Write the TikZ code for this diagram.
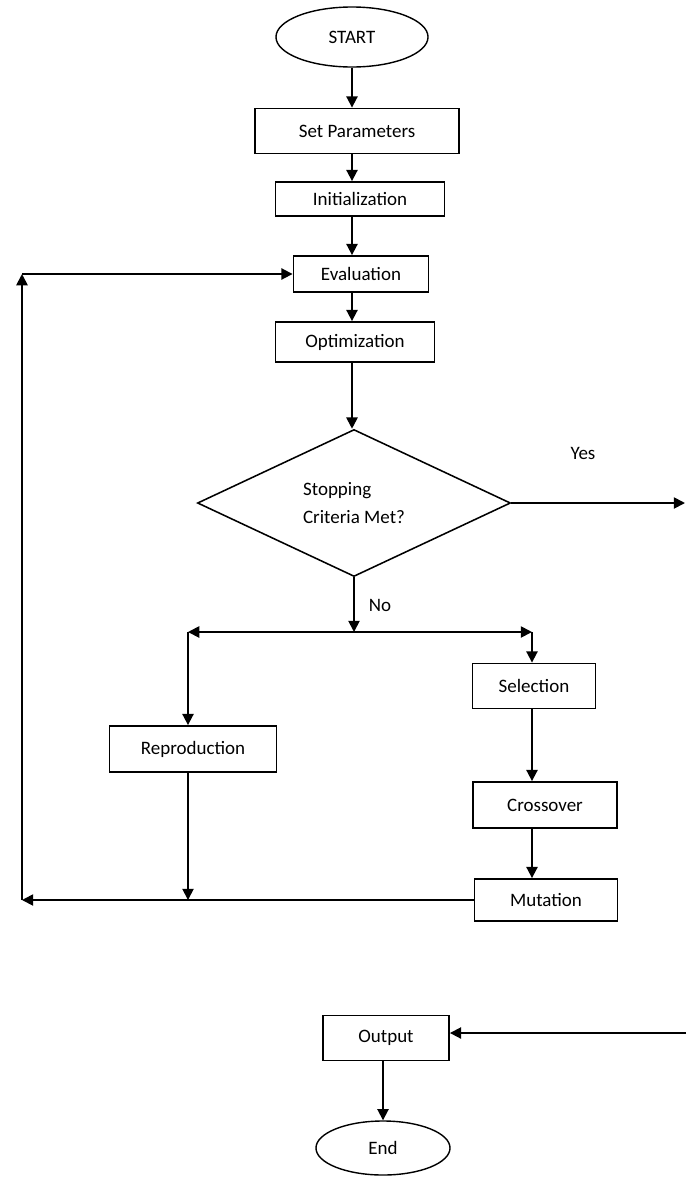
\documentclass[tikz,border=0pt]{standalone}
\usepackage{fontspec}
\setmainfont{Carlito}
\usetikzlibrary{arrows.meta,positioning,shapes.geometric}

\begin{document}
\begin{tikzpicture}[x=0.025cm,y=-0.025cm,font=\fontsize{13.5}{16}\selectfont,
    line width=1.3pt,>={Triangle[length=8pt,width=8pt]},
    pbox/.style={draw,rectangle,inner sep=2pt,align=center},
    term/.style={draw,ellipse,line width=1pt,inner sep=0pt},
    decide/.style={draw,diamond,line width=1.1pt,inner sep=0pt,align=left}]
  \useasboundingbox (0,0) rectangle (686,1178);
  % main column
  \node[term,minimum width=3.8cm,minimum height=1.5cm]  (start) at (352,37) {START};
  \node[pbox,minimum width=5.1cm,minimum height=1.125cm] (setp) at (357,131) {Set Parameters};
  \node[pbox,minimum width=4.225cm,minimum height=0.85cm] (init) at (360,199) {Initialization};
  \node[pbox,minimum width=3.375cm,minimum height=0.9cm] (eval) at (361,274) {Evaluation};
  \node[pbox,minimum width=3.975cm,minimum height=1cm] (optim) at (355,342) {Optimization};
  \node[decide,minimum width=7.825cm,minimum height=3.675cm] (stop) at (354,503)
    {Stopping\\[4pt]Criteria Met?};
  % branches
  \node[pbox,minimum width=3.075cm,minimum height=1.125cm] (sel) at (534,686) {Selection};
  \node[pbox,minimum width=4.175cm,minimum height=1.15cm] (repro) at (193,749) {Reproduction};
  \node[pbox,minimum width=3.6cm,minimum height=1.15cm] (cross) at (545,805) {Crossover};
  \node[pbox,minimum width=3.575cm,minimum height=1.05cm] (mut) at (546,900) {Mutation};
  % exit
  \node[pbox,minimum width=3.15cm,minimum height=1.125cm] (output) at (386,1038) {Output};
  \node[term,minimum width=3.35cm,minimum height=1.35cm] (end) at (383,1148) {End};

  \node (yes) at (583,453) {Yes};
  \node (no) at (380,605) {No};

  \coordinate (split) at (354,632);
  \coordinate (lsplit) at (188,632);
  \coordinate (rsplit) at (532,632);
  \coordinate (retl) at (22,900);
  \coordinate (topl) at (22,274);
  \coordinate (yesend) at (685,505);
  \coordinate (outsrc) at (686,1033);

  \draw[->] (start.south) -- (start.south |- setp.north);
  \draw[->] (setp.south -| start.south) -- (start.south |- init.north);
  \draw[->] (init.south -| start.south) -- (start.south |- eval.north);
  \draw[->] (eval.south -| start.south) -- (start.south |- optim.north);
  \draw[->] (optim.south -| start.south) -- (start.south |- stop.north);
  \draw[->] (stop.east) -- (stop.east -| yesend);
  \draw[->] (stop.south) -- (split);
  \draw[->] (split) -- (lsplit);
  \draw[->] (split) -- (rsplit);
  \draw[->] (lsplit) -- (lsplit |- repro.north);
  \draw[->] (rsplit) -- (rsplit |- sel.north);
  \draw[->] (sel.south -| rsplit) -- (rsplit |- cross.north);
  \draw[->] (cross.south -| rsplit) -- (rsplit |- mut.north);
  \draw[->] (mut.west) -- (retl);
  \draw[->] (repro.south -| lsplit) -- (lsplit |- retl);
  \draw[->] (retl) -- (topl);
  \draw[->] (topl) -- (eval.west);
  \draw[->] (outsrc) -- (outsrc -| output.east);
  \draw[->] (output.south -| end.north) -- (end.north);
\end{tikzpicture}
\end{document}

○ ○ ○ ○ ○

• [Exercise aim]:
Write out the whole listing again, exactly, with no pictures.

• [Exercise solution]:
Write the TikZ code for this diagram.
\documentclass[tikz,border=0pt]{standalone}
\usepackage{fontspec}
\setmainfont{Carlito}
\usetikzlibrary{arrows.meta,positioning,shapes.geometric}

\begin{document}
\begin{tikzpicture}[x=0.025cm,y=-0.025cm,font=\fontsize{13.5}{16}\selectfont,
    line width=1.3pt,>={Triangle[length=8pt,width=8pt]},
    pbox/.style={draw,rectangle,inner sep=2pt,align=center},
    term/.style={draw,ellipse,line width=1pt,inner sep=0pt},
    decide/.style={draw,diamond,line width=1.1pt,inner sep=0pt,align=left}]
  \useasboundingbox (0,0) rectangle (686,1178);
  % main column
  \node[term,minimum width=3.8cm,minimum height=1.5cm]  (start) at (352,37) {START};
  \node[pbox,minimum width=5.1cm,minimum height=1.125cm] (setp) at (357,131) {Set Parameters};
  \node[pbox,minimum width=4.225cm,minimum height=0.85cm] (init) at (360,199) {Initialization};
  \node[pbox,minimum width=3.375cm,minimum height=0.9cm] (eval) at (361,274) {Evaluation};
  \node[pbox,minimum width=3.975cm,minimum height=1cm] (optim) at (355,342) {Optimization};
  \node[decide,minimum width=7.825cm,minimum height=3.675cm] (stop) at (354,503)
    {Stopping\\[4pt]Criteria Met?};
  % branches
  \node[pbox,minimum width=3.075cm,minimum height=1.125cm] (sel) at (534,686) {Selection};
  \node[pbox,minimum width=4.175cm,minimum height=1.15cm] (repro) at (193,749) {Reproduction};
  \node[pbox,minimum width=3.6cm,minimum height=1.15cm] (cross) at (545,805) {Crossover};
  \node[pbox,minimum width=3.575cm,minimum height=1.05cm] (mut) at (546,900) {Mutation};
  % exit
  \node[pbox,minimum width=3.15cm,minimum height=1.125cm] (output) at (386,1038) {Output};
  \node[term,minimum width=3.35cm,minimum height=1.35cm] (end) at (383,1148) {End};

  \node (yes) at (583,453) {Yes};
  \node (no) at (380,605) {No};

  \coordinate (split) at (354,632);
  \coordinate (lsplit) at (188,632);
  \coordinate (rsplit) at (532,632);
  \coordinate (retl) at (22,900);
  \coordinate (topl) at (22,274);
  \coordinate (yesend) at (685,505);
  \coordinate (outsrc) at (686,1033);

  \draw[->] (start.south) -- (start.south |- setp.north);
  \draw[->] (setp.south -| start.south) -- (start.south |- init.north);
  \draw[->] (init.south -| start.south) -- (start.south |- eval.north);
  \draw[->] (eval.south -| start.south) -- (start.south |- optim.north);
  \draw[->] (optim.south -| start.south) -- (start.south |- stop.north);
  \draw[->] (stop.east) -- (stop.east -| yesend);
  \draw[->] (stop.south) -- (split);
  \draw[->] (split) -- (lsplit);
  \draw[->] (split) -- (rsplit);
  \draw[->] (lsplit) -- (lsplit |- repro.north);
  \draw[->] (rsplit) -- (rsplit |- sel.north);
  \draw[->] (sel.south -| rsplit) -- (rsplit |- cross.north);
  \draw[->] (cross.south -| rsplit) -- (rsplit |- mut.north);
  \draw[->] (mut.west) -- (retl);
  \draw[->] (repro.south -| lsplit) -- (lsplit |- retl);
  \draw[->] (retl) -- (topl);
  \draw[->] (topl) -- (eval.west);
  \draw[->] (outsrc) -- (outsrc -| output.east);
  \draw[->] (output.south -| end.north) -- (end.north);
\end{tikzpicture}
\end{document}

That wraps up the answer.